«No estoy seguro que esto no sea un espejismo», escribía en los 80´s Arturo Fontaine Talavera, reaccionando así contra la idea de planificaciones globales con que el historiador Mario Góngora caracteriza el periodo 1964-1980 en su Ensayo histórico sobre la noción de Estado en Chile en los siglos XIX y XX.
Tres décadas después, podríamos abrigar el mismo escepticismo de Fontaine frente a la crítica que sectores liberales de centroderecha, inspirados en el corporativismo de Góngora, han deslizado contra el gobierno de Michelle Bachelet. En lo sustantivo, la crítica sostiene que al pretender cambiarlo todo, partiendo de cero, la Presidenta Bachelet acabaría en una tragedia mayor, al igual que lo hicieron los gobiernos de los presidentes Eduardo Frei Montalva y Salvador Allende.
¿De qué tragedia hablan? De una que habría arrastrado al país al golpe de Estado, a la supresión de las libertades y de la democracia, a la violación de los derechos humanos, a la instauración del modelo económico de libre mercado y a la Constitución Política que nos rige. Es decir, la representación del huevo de la serpiente donde anida el embrión, en apariencia inocuo, de una criatura potencialmente destructiva.
Pero la de 1964 no fue la ruptura profunda, si bien iluminada por utopías y modelos de sociedad, que Góngora, procurando aportar un concepto nuevo a la historiografía, denomina el inicio de las planificaciones globales. Asertivamente Fontaine le replicará que los liberales y socialistas del siglo XIX eran aún más utópicos, que los mercantilistas del Imperio español eran tan dados a las grandes planificaciones como los economistas de CEPAL y, en fin, que el llamado modelo económico de industrialización por sustitución de importaciones no comienza con Frei, sino con la crisis de los años 30´. Precisiones que, sin duda, vacían el concepto de su capacidad analítica y descriptiva.
Más todavía, Fontaine reprochará a Góngora no hacerse cargo de las divisiones sufridas por la Democracia Cristiana ni del fracaso del proyecto socialista, cuestión no menor, pues varios de sus protagonistas, actuales liberales que entonces exacerbaron la lucha de pasiones buscando radicalizar los cambios impulsados por Frei y Allende, ahora desembozadamente se confiesan defensores de «los ricos».
Lo peor es que, desde un punto de vista político, los liberales, igual que su inspirador, no hacen distinciones entre los que fueron gobiernos progresistas, democráticos, republicanos, respetuosos de los derechos humanos, y el régimen de facto que les sucedió y que hirió gravemente el alma de Chile.
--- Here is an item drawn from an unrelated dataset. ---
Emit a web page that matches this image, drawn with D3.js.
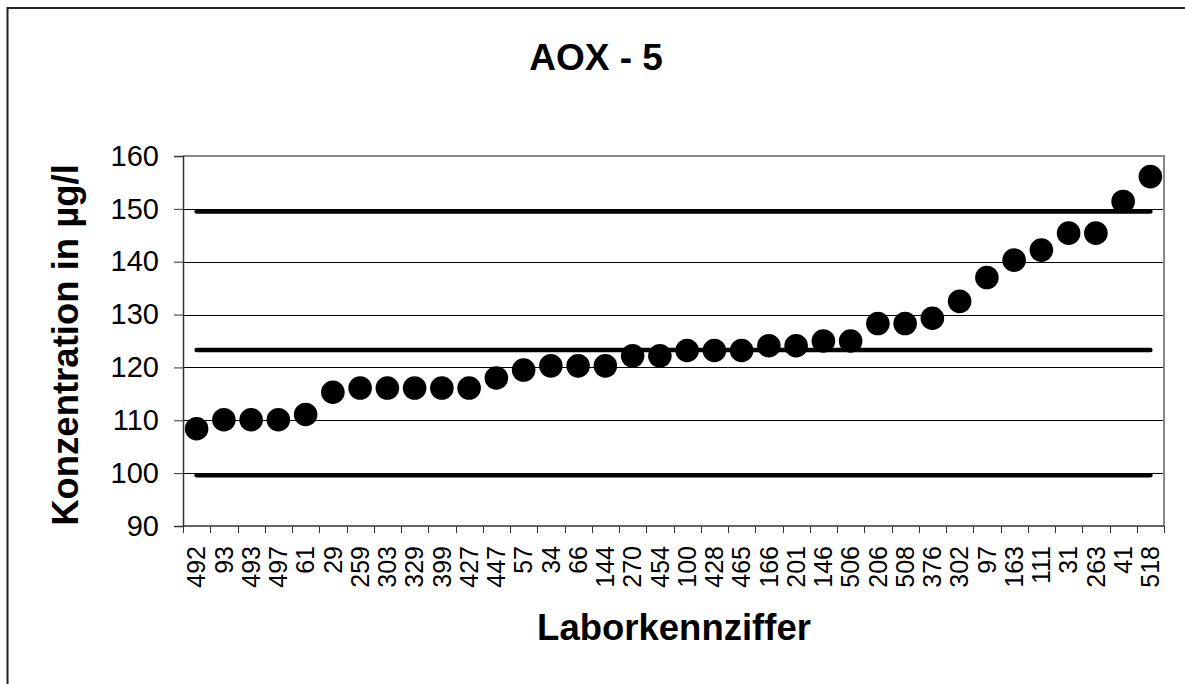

Todo lo meten en el mismo y censurado saco de las planificaciones globales. Se muestran severos con las administraciones de Frei y Allende, pero son indulgentes con la última de las llamadas planificaciones globales ante cuya herencia recomiendan la moderación y el equilibrio.
Por cierto, ni Bachelet es Frei o Allende, ni el programa de la Nueva Mayoría es la Revolución en Libertad o la Vía Chilena al Socialismo, aunque el canto de Violeta sigue siendo bello y vergonzante en el país de los veinte mil dólares per cápita: «Chile limita al centro de la injusticia».